Sexta-feira, 29 Março

«Não Me Ames» (Love Me Not) por André Gonçalves

De todas as cinematografias a (re)emergir no século XXI, a grega será sem dúvida a mais sui generis, a mais geradora de reações choque, a mais difícil de descrever aos principiantes, e porém, já dona de um género próprio. Com o pontapé de saída dado por Yorgos Lanthimos e o seu Canino, chega agora, discretamente, às nossas salas, o novo filme do cineasta Alexandros Avranas (Miss Violence). E antes mesmo de podermos finalmente ver o seu esforço de internacionalização, com Dark Crimes, protagonizado por Jim Carrey e Charlotte Gainsbourg, nota-se já um piscar de olho ao cinema ocidental – a saber, à tradição do filme noir. Assim, temos um cocktail entre umas quantas pitadas de surrealismo que tanto caracterizou esta nova vaga grega, e um género muito norte-americano, retratanto pessoas asquerosas a tentarem escalar o máximo possível uma montanha que pode a qualquer momento desabar… 

Love Me Not parece também um convite ao espectador para não se enamorar muito por estas personagens, tal é o fel que aqui é derramado. Um casal, inicialmente visto com uma ambição normal de ter uma criança, contrata uma jovem para ser barriga de aluguer, não poupando a esforços e orçamento para a fazer sentir-se bem, que passa por convidá-la a morar com eles, ao longo do período de gestação, assim cremos. Enfim, uma sinopse já de si pronta para pôr alguns cérebros em curto-cirtuito revela-se ainda mais maligna quando nos apercebemos do que está em jogo.

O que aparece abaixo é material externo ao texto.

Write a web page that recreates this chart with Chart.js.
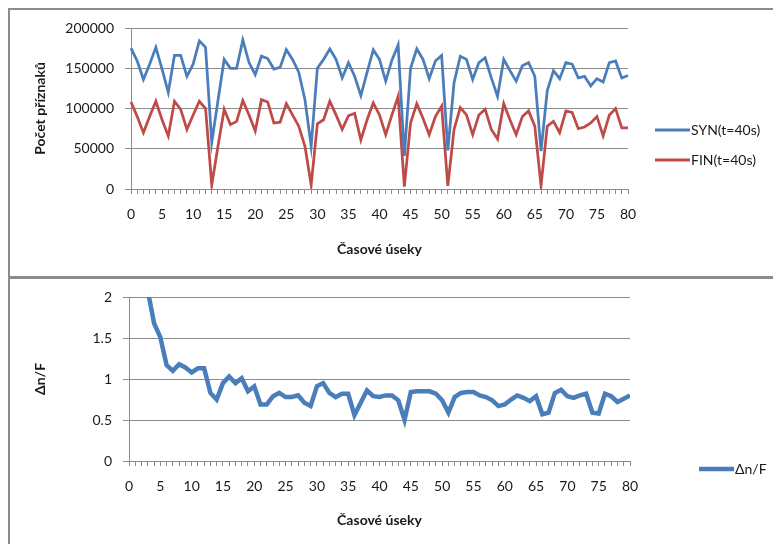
<!DOCTYPE html>
<html>
<head>
<meta charset="utf-8">
<script src="https://cdn.jsdelivr.net/npm/chart.js@4.4.1/dist/chart.umd.min.js"></script>
<style>
  html, body { margin: 0; padding: 0; background: #fff; overflow: hidden; }
  body { width: 773px; height: 544px; position: relative; }
  .panel { position: absolute; left: 8px; width: 800px; border: 2px solid #8c8c8c; box-sizing: border-box; }
  #p1 { top: 8px; height: 270px; }
  #p2 { top: 277px; height: 300px; }
  canvas { position: absolute; left: 0; }
  #c1 { top: 0; width: 773px; height: 276px; }
  #c2 { top: 276px; width: 773px; height: 268px; }
</style>
</head>
<body>
<div class="panel" id="p1"></div>
<div class="panel" id="p2"></div>
<canvas id="c1" width="773" height="276"></canvas>
<canvas id="c2" width="773" height="268"></canvas>
<script>
// časové úseky (osa x)
const useky = [0,1,2,3,4,5,6,7,8,9,10,11,12,13,14,15,16,17,18,19,20,21,22,23,24,25,26,27,28,29,30,
  31,32,33,34,35,36,37,38,39,40,41,42,43,44,45,46,47,48,49,50,51,52,53,54,55,56,57,58,59,60,
  61,62,63,64,65,66,67,68,69,70,71,72,73,74,75,76,77,78,79,80];

const synValues = [
  175000,159000,136000,155000,176000,149000,120000,166000,166000,140000,
  155000,184000,176000,58000,110000,161000,150000,150000,185000,157000,
  142000,165000,162000,149000,151000,173000,161000,145000,111000,53000,
  150000,161000,174000,161000,138000,157000,140000,116000,145000,173000,
  161000,134000,160000,179000,41000,150000,174000,161000,137000,159000,
  166000,48000,132000,165000,161000,136000,157000,163000,138000,115000,
  161000,147000,134000,153000,157000,140000,47000,122000,147000,137000,
  157000,155000,138000,140000,128000,137000,133000,157000,159000,138000,141000
];

const finValues = [
  108000,90000,70000,90000,109000,86000,66000,109000,99000,74000,
  92000,109000,100000,5000,53000,99000,80000,84000,110000,92000,
  72000,111000,108000,82000,83000,106000,92000,78000,53000,5000,
  81000,86000,109000,92000,74000,91000,94000,61000,86000,107000,
  92000,67500,92000,115000,3000,82000,106000,88000,67500,90000,
  103000,4000,74000,101000,92000,67500,92000,99000,74000,62000,
  106000,86000,67500,90000,97000,78000,4000,78000,84000,70000,
  97000,95000,75000,77000,82000,90000,66000,92000,100000,76000,76000
];

const deltaValues = [
  4.2,3.1,2.5,2.08,1.68,1.51,1.17,1.10,1.18,1.14,
  1.08,1.13,1.13,0.83,0.75,0.95,1.03,0.95,1.01,0.85,
  0.91,0.69,0.69,0.79,0.83,0.78,0.78,0.80,0.71,0.67,
  0.91,0.95,0.83,0.78,0.82,0.82,0.56,0.71,0.86,0.79,
  0.78,0.80,0.80,0.74,0.50,0.84,0.85,0.85,0.85,0.82,
  0.74,0.59,0.78,0.83,0.84,0.84,0.80,0.78,0.74,0.67,
  0.69,0.75,0.80,0.77,0.73,0.79,0.57,0.59,0.83,0.87,
  0.79,0.77,0.80,0.82,0.59,0.58,0.82,0.79,0.72,0.76,0.80
];

const topTicks = [0, 50000, 100000, 150000, 200000];
const bottomTicks = [0, 0.5, 1, 1.5, 2];

const FONT = "Lato, 'Open Sans', sans-serif";
const GRID = "#8c8c8c";
const BLUE = "#4a7ebb";
const RED = "#be4b48";

// legend drawn by hand so it can sit where Excel put it
const lineLegend = {
  id: "lineLegend",
  afterDraw(chart, args, opts) {
    const ctx = chart.ctx;
    ctx.save();
    chart.data.datasets.forEach((ds, i) => {
      const y = opts.y + i * opts.gap;
      ctx.strokeStyle = ds.borderColor;
      ctx.lineWidth = opts.lineWidth;
      ctx.beginPath();
      ctx.moveTo(opts.x, y);
      ctx.lineTo(opts.x + opts.len, y);
      ctx.stroke();
      ctx.fillStyle = "#1a1a1a";
      ctx.font = "14px " + FONT;
      ctx.textBaseline = "middle";
      ctx.fillText(ds.label, opts.x + opts.len + 1, y);
    });
    ctx.restore();
  }
};

function makeChart(id, o) {
  return new Chart(document.getElementById(id), {
    type: "line",
    data: { labels: useky, datasets: o.datasets },
    plugins: [lineLegend],
    options: {
      responsive: false,
      animation: false,
      layout: { padding: { left: 28, right: o.right, top: o.top, bottom: 0 } },
      elements: { point: { radius: 0 }, line: { tension: 0 } },
      plugins: {
        legend: { display: false },
        tooltip: { enabled: false },
        lineLegend: o.legend
      },
      scales: {
        x: {
          type: "category",
          offset: false,
          afterFit: s => { s.height = o.xHeight; },
          grid: { drawOnChartArea: false, drawTicks: true, tickLength: 5, color: GRID },
          border: { color: GRID },
          ticks: {
            autoSkip: false, maxRotation: 0, padding: 12,
            color: "#1a1a1a", font: { family: FONT, size: 14 },
            callback: (v, i) => (i % 5 === 0 ? String(useky[i]) : "")
          },
          title: {
            display: true, text: "Časové úseky", color: "#1a1a1a",
            font: { family: FONT, size: 14, weight: "bold" },
            padding: { top: 0, bottom: o.titleBottom }
          }
        },
        y: {
          min: 0, max: o.yTicks[o.yTicks.length - 1],
          afterFit: s => { s.width = o.yWidth; },
          afterBuildTicks: s => { s.ticks = o.yTicks.map(v => ({ value: v })); },
          grid: { color: GRID, tickLength: 6 },
          border: { color: GRID },
          ticks: {
            padding: 11, color: "#1a1a1a", font: { family: FONT, size: 14 },
            callback: v => String(v)
          },
          title: {
            display: true, text: o.yTitle, color: "#1a1a1a",
            font: { family: FONT, size: 14, weight: "bold" },
            padding: { top: 4, bottom: 4 }
          }
        }
      }
    }
  });
}

makeChart("c1", {
  top: 28, right: 145, xHeight: 87, yWidth: 103, titleBottom: 18,
  yTicks: topTicks, yTitle: "Počet příznaků",
  legend: { x: 655, y: 130, gap: 30, len: 35, lineWidth: 3 },
  datasets: [
    { label: "SYN(t=40s)", data: synValues, borderColor: BLUE, borderWidth: 2.75 },
    { label: "FIN(t=40s)", data: finValues, borderColor: RED, borderWidth: 2.75 }
  ]
});

makeChart("c2", {
  top: 21, right: 143, xHeight: 83, yWidth: 101, titleBottom: 15,
  yTicks: bottomTicks, yTitle: "Δn/F",
  legend: { x: 699, y: 193, gap: 30, len: 35, lineWidth: 4.5 },
  datasets: [
    { label: "Δn/F", data: deltaValues, borderColor: BLUE, borderWidth: 4.5, clip: 0 }
  ]
});
</script>
</body>
</html>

E pronto, assim, na velocidade que um carro em alta velocidade dá uma guinada ao lado, somos postos perante um programa onde a crise moral de uma burguesia wannabe é tema central, e onde a partir daí, vale tudo – isto é, também estas personagens estão sob rédea curta, maltratadas, tudo em prol do bem (mal) maior. O seu calcanhar de Aquiles estará precisamente, não necessariamente na falta de empatia pura pelo que acontece no ecrã – até porque a história do cinema está repleta de grandes filmes protagonizados por personagens antipáticas – mas sim na prisão redutora em que estas vivem, vítimas do (co)argumentista-barra-realizador sequestrador Avranas. Este aparenta ter o complexo de superioridade reservado aos grandes cineastas, que inclui neste caso não dar nomes às suas personagens, limitando-se a chamar nos créditos “homem” e “mulher” – um pouco à imagem do que Aronofsky também fez no ano passado com mother!, mas desta vez numa escala metafórica bem mais pequena e bem menos memorável convenha-se (aqui, supõe-se que seja apenas para generalizar a luta global da tal falsa burguesia em dar golpes do baú com receio de viver eternamente numa crise). Falta, se não algum talento já bem evidente na composição de cenas, saber não perder o espectador na sua manipulação mais ou menos óbvia, no seu trajeto até ao final castigador inevitável.

A ver vamos como isto se traduz em “hollywoodês” daqui a uns meses, mas para já, segue uma recomendação minimamente respeitosa com as devidas reservas, acima explicitadas.